De Verenigde Oostindische Compagnie (VOC) is een belangrijke en machtige compagnie geweest met grote invloed op de betrekkingen in binnen- en buitenland. In de Republiek der Verenigde Nederlanden was de VOC de grootste werkgever.
De VOC bouwde schepen op eigen werven, exploiteerde pakhuizen, veilde de aangevoerde Oosterse waren en rustte ieder jaar 25 tot 30 schepen uit voor de vaart naar de Oost. Dat laatste was een hele opgave.
Het bemannen van de schepen was geen gemakkelijke opgave. Door de hoge sterfte in Batavia liep het aantal matrozen, soldaten, en ambachtslieden dat jaarlijks moest worden gerekruteerd op tot 7.000 à 8.000.
De bemanning van een schip bestond uit mensen met uiteenlopende vaardigheden: schippers om leiding te geven, stuurmannen die moesten navigeren, bosschietters die met het geschut konden werken, timmerlieden om de boot te onderhouden, chirurgijns voor de ziekenzorg, ziekentroosters voor de geestelijke zorg, een kok en bottelier voor de maaltijd, een provoost die de orde moest handhaven, te veel om op te noemen.
De Middelburgse werf
Aan de huidige Maisbaai in Middelburg lag vroeger de VOC-werf. Onder verantwoordelijkheid van de opperequipagemeester van de VOC Kamer Zeeland werden in de periode 1602-1799 op de werf zo’n 336 Oost-Indiëvaarders gebouwd. Hiermee werden 1147 reizen naar de Oost ondernomen. De werf leverde heel wat arbeidsplaatsen op in Middelburg. Zo werkten er timmerlieden, zeilmakers, smeden, schilders, kuipers, teerverwarmers, blok- en takelmakers. In de 18e eeuw werkten er ongeveer 600 à 700 man op de scheepswerf.
’t Vliegent Hert bereikte nooit open zee
De Oost-Indiëvaarder ’t Vliegent Hert – of Hart – werd ook op deze werf gebouwd. Helaas kwam het schip niet ver. Het verging in de monding van de Westerschelde op 3 februari 1735. Het wrak spreekt nog steeds tot de verbeelding: regelmatig worden duikexpedities door archeologen en museummedewerkers ondernomen om voorwerpen naar boven te halen.
Driedekschepen
Op de Middelburgse werf zijn in totaal 12 driedekschepen gebouwd, waarvan het schip Pallas de eerste was. Dit schip werd in 1762 op stapel gezet en in 1764 voltooid. Het schip was 150 voet oftewel circa 50 meter lang en had 3 dekken. Het voordeel van zo’n driedekker was dat er meer leefruimte voor de matrozen en soldaten was. Op die manier hoopten de bewindhebbers de verspreiding van besmettelijke ziekten tegen te gaan.
Personeelswerving
De Compagnie was niet kieskeurig bij het werven van haar personeel. Zwervers en gelukzoekers uit binnen- en buitenland werden aangetrokken door de rijke Nederlandse havensteden. Een van de motieven om bij de VOC te gaan was puur economisch: het ontlopen van de armoede. Daarnaast speelden er ook andere dingen mee: reislust, het ontvluchten van oorlogen, het verlangen naar avontuur, het willen zien van de wereld en het verlangen naar de seksuele vrijheid in het Oosten.

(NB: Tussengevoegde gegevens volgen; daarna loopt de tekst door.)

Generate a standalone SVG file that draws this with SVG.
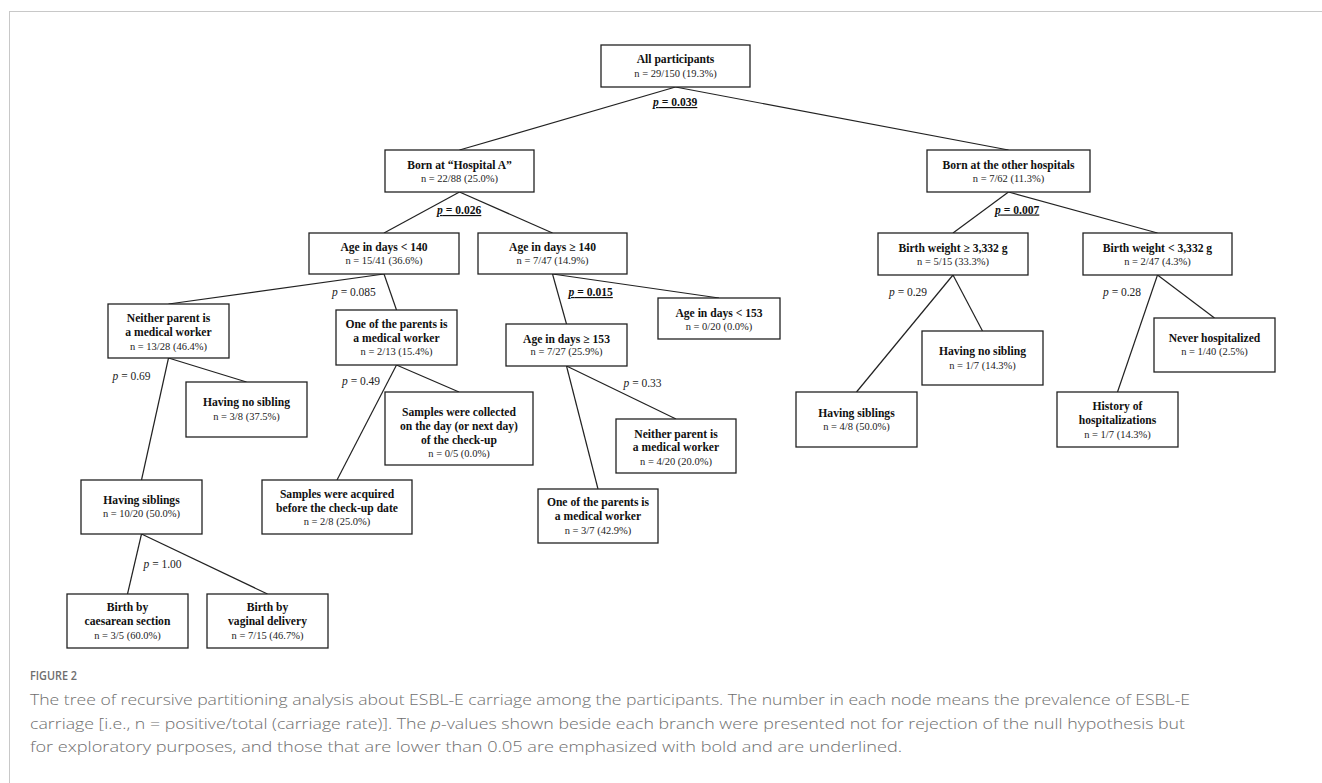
<svg xmlns="http://www.w3.org/2000/svg" width="1322" height="783" viewBox="0 0 1322 783">
<style>
  .box { fill: #ffffff; stroke: #222222; stroke-width: 1.3; }
  .t { font-family: "Liberation Serif", "Times New Roman", serif; font-size: 11.6px; font-weight: bold; fill: #111111; text-anchor: middle; }
  .n { font-family: "Liberation Serif", "Times New Roman", serif; font-size: 10.5px; fill: #222222; text-anchor: middle; }
  .p { font-family: "Liberation Serif", "Times New Roman", serif; font-size: 11.5px; fill: #222222; }
  .pb { font-family: "Liberation Serif", "Times New Roman", serif; font-size: 11.6px; font-weight: bold; fill: #111111; text-decoration: underline; }
  .conn line { stroke: #222222; stroke-width: 1.2; }
  .cap { font-family: "Open Sans", "Noto Sans", sans-serif; font-size: 15px; font-weight: 300; fill: #6e6e6e; }
  .fig { font-family: "Open Sans", "Noto Sans", sans-serif; font-size: 12.5px; font-weight: 600; fill: #6e6e6e; }
</style>
<rect x="0" y="0" width="1322" height="783" fill="#ffffff"/>
<g id="frame" stroke="#c8c8c8" stroke-width="1">
  <line x1="9" y1="11.5" x2="1322" y2="11.5"/>
  <line x1="9.5" y1="11" x2="9.5" y2="783"/>
</g>
<g id="connectors" class="conn">
  <line x1="675.5" y1="87" x2="459.5" y2="150"/>
  <line x1="675.5" y1="87" x2="1008.5" y2="150"/>
  <line x1="459.5" y1="192" x2="384" y2="233"/>
  <line x1="459.5" y1="192" x2="552.5" y2="233"/>
  <line x1="1008.5" y1="192" x2="953" y2="233"/>
  <line x1="1008.5" y1="192" x2="1157.5" y2="233"/>
  <line x1="384" y1="274" x2="168.5" y2="304"/>
  <line x1="384" y1="274" x2="396.5" y2="310"/>
  <line x1="552.5" y1="274" x2="566.5" y2="324"/>
  <line x1="552.5" y1="274" x2="719" y2="298"/>
  <line x1="168.5" y1="358" x2="246.5" y2="382"/>
  <line x1="168.5" y1="358" x2="141.5" y2="480"/>
  <line x1="396.5" y1="365" x2="459" y2="392"/>
  <line x1="396.5" y1="365" x2="337" y2="480"/>
  <line x1="566.5" y1="366" x2="676" y2="419"/>
  <line x1="566.5" y1="366" x2="598" y2="489"/>
  <line x1="141.5" y1="534" x2="127.5" y2="594"/>
  <line x1="141.5" y1="534" x2="267.5" y2="594"/>
  <line x1="953" y1="275" x2="982.5" y2="331"/>
  <line x1="953" y1="275" x2="856.5" y2="392"/>
  <line x1="1157.5" y1="275" x2="1214.5" y2="318"/>
  <line x1="1157.5" y1="275" x2="1117.5" y2="392"/>
</g>
<g id="pvalues">
  <text class="pb" x="653" y="106"><tspan font-style="italic">p</tspan> = 0.039</text>
  <text class="pb" x="437" y="214"><tspan font-style="italic">p</tspan> = 0.026</text>
  <text class="pb" x="995" y="213.5"><tspan font-style="italic">p</tspan> = 0.007</text>
  <text class="pb" x="568.5" y="296"><tspan font-style="italic">p</tspan> = 0.015</text>
  <text class="p" x="332" y="296"><tspan font-style="italic">p</tspan> = 0.085</text>
  <text class="p" x="112.5" y="379.5"><tspan font-style="italic">p</tspan> = 0.69</text>
  <text class="p" x="342" y="385"><tspan font-style="italic">p</tspan> = 0.49</text>
  <text class="p" x="623.5" y="387"><tspan font-style="italic">p</tspan> = 0.33</text>
  <text class="p" x="143.5" y="567.5"><tspan font-style="italic">p</tspan> = 1.00</text>
  <text class="p" x="889" y="296"><tspan font-style="italic">p</tspan> = 0.29</text>
  <text class="p" x="1103" y="296"><tspan font-style="italic">p</tspan> = 0.28</text>
</g>
<g id="node-all">
  <rect class="box" x="601" y="45" width="149" height="42"/>
  <text class="t" x="675.5" y="63">All participants</text>
  <text class="n" x="675.5" y="77">n = 29/150 (19.3%)</text>
</g>
<g id="node-bornA">
  <rect class="box" x="385" y="150" width="149" height="42"/>
  <text class="t" x="459.5" y="169">Born at “Hospital A”</text>
  <text class="n" x="459.5" y="182">n = 22/88 (25.0%)</text>
</g>
<g id="node-bornOther">
  <rect class="box" x="927" y="150" width="163" height="42"/>
  <text class="t" x="1008.5" y="168.5">Born at the other hospitals</text>
  <text class="n" x="1008.5" y="182">n = 7/62 (11.3%)</text>
</g>
<g id="node-age-lt140">
  <rect class="box" x="309" y="233" width="150" height="41"/>
  <text class="t" x="384" y="251">Age in days &lt; 140</text>
  <text class="n" x="384" y="264">n = 15/41 (36.6%)</text>
</g>
<g id="node-age-ge140">
  <rect class="box" x="478" y="233" width="149" height="41"/>
  <text class="t" x="552.5" y="251">Age in days ≥ 140</text>
  <text class="n" x="552.5" y="264">n = 7/47 (14.9%)</text>
</g>
<g id="node-bw-ge">
  <rect class="box" x="878" y="233" width="150" height="42"/>
  <text class="t" x="953" y="252">Birth weight ≥ 3,332 g</text>
  <text class="n" x="953" y="264.5">n = 5/15 (33.3%)</text>
</g>
<g id="node-bw-lt">
  <rect class="box" x="1083" y="233" width="149" height="42"/>
  <text class="t" x="1157.5" y="252">Birth weight &lt; 3,332 g</text>
  <text class="n" x="1157.5" y="264.5">n = 2/47 (4.3%)</text>
</g>
<g id="node-neither-left">
  <rect class="box" x="108" y="304" width="121" height="54"/>
  <text class="t" x="168.5" y="322">Neither parent is</text>
  <text class="t" x="168.5" y="336">a medical worker</text>
  <text class="n" x="168.5" y="349.5">n = 13/28 (46.4%)</text>
</g>
<g id="node-one-mid">
  <rect class="box" x="336" y="310" width="121" height="55"/>
  <text class="t" x="396.5" y="328">One of the parents is</text>
  <text class="t" x="396.5" y="342">a medical worker</text>
  <text class="n" x="396.5" y="355">n = 2/13 (15.4%)</text>
</g>
<g id="node-age-lt153">
  <rect class="box" x="658" y="298" width="122" height="41"/>
  <text class="t" x="719" y="317">Age in days &lt; 153</text>
  <text class="n" x="719" y="330">n = 0/20 (0.0%)</text>
</g>
<g id="node-age-ge153">
  <rect class="box" x="506" y="324" width="121" height="42"/>
  <text class="t" x="566.5" y="342.5">Age in days ≥ 153</text>
  <text class="n" x="566.5" y="355">n = 7/27 (25.9%)</text>
</g>
<g id="node-nosib-left">
  <rect class="box" x="186" y="382" width="121" height="55"/>
  <text class="t" x="246.5" y="406">Having no sibling</text>
  <text class="n" x="246.5" y="419.5">n = 3/8 (37.5%)</text>
</g>
<g id="node-samples-collected">
  <rect class="box" x="385" y="392" width="148" height="73"/>
  <text class="t" x="459" y="416">Samples were collected</text>
  <text class="t" x="459" y="430">on the day (or next day)</text>
  <text class="t" x="459" y="444">of the check-up</text>
  <text class="n" x="459" y="457">n = 0/5 (0.0%)</text>
</g>
<g id="node-neither-right">
  <rect class="box" x="616" y="419" width="120" height="54"/>
  <text class="t" x="676" y="437.5">Neither parent is</text>
  <text class="t" x="676" y="451">a medical worker</text>
  <text class="n" x="676" y="464.5">n = 4/20 (20.0%)</text>
</g>
<g id="node-sib-left">
  <rect class="box" x="81" y="480" width="121" height="54"/>
  <text class="t" x="141.5" y="503.5">Having siblings</text>
  <text class="n" x="141.5" y="517">n = 10/20 (50.0%)</text>
</g>
<g id="node-samples-acquired">
  <rect class="box" x="262" y="480" width="150" height="54"/>
  <text class="t" x="337" y="497.5">Samples were acquired</text>
  <text class="t" x="337" y="511.5">before the check-up date</text>
  <text class="n" x="337" y="524.5">n = 2/8 (25.0%)</text>
</g>
<g id="node-one-bottom">
  <rect class="box" x="538" y="489" width="120" height="54"/>
  <text class="t" x="598" y="506">One of the parents is</text>
  <text class="t" x="598" y="520">a medical worker</text>
  <text class="n" x="598" y="533.5">n = 3/7 (42.9%)</text>
</g>
<g id="node-caesarean">
  <rect class="box" x="67" y="594" width="121" height="54"/>
  <text class="t" x="127.5" y="611">Birth by</text>
  <text class="t" x="127.5" y="625">caesarean section</text>
  <text class="n" x="127.5" y="638.5">n = 3/5 (60.0%)</text>
</g>
<g id="node-vaginal">
  <rect class="box" x="207" y="594" width="121" height="54"/>
  <text class="t" x="267.5" y="611">Birth by</text>
  <text class="t" x="267.5" y="625">vaginal delivery</text>
  <text class="n" x="267.5" y="638.5">n = 7/15 (46.7%)</text>
</g>
<g id="node-nosib-right">
  <rect class="box" x="922" y="331" width="121" height="54"/>
  <text class="t" x="982.5" y="355">Having no sibling</text>
  <text class="n" x="982.5" y="368.5">n = 1/7 (14.3%)</text>
</g>
<g id="node-sib-right">
  <rect class="box" x="796" y="392" width="121" height="55"/>
  <text class="t" x="856.5" y="417">Having siblings</text>
  <text class="n" x="856.5" y="430">n = 4/8 (50.0%)</text>
</g>
<g id="node-never-hosp">
  <rect class="box" x="1154" y="318" width="121" height="54"/>
  <text class="t" x="1214.5" y="342">Never hospitalized</text>
  <text class="n" x="1214.5" y="355">n = 1/40 (2.5%)</text>
</g>
<g id="node-history-hosp">
  <rect class="box" x="1057" y="392" width="121" height="55"/>
  <text class="t" x="1117.5" y="410">History of</text>
  <text class="t" x="1117.5" y="424">hospitalizations</text>
  <text class="n" x="1117.5" y="437.5">n = 1/7 (14.3%)</text>
</g>
<g id="caption">
  <text class="fig" x="30" y="680" textLength="47" lengthAdjust="spacingAndGlyphs">FIGURE 2</text>
  <text class="cap" x="30" y="705" textLength="1160" lengthAdjust="spacingAndGlyphs">The tree of recursive partitioning analysis about ESBL-E carriage among the participants. The number in each node means the prevalence of ESBL-E</text>
  <text class="cap" x="30" y="728.5" textLength="1155" lengthAdjust="spacingAndGlyphs">carriage [i.e., n = positive/total (carriage rate)]. The <tspan font-style="italic">p</tspan>-values shown beside each branch were presented not for rejection of the null hypothesis but</text>
  <text class="cap" x="30" y="752" textLength="872" lengthAdjust="spacingAndGlyphs">for exploratory purposes, and those that are lower than 0.05 are emphasized with bold and are underlined.</text>
</g>
</svg>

De bewindhebbers wierven bemanningsleden op bepaalde dagen van het jaar. De mannen moesten zich melden in het Oost-Indisch Huis bij leden van de Equipagecommissie. Als zij op het oog gezond waren, werd hun naam in de monsterrol geschreven en ontvingen zij een voorschot van twee maanden gage.
Tamboers trokken door de stad om het vertrek van de schepen naar de rede aan te kondigen. Onder begeleiding brachten de mannen hun scheepskist met plunje en andere spullen naar het Oost-Indisch Huis.
Zielverkopers
Voordat de zeelui en soldaten vertrokken, logeerden ze bij pension- of volkhouders, ook wel zielverkopers genoemd. Deze kwamen aan hun bijnaam door het misbruik dat de pensionhouder van zijn gasten maakte. Deze hield de kostganger vrijwel gevangen tot er weer een bemanning voor een uitgaande vloot gemonsterd werd en vroeg veel geld voor matige diensten. De toestanden in deze volkslogementen waren vaak slecht.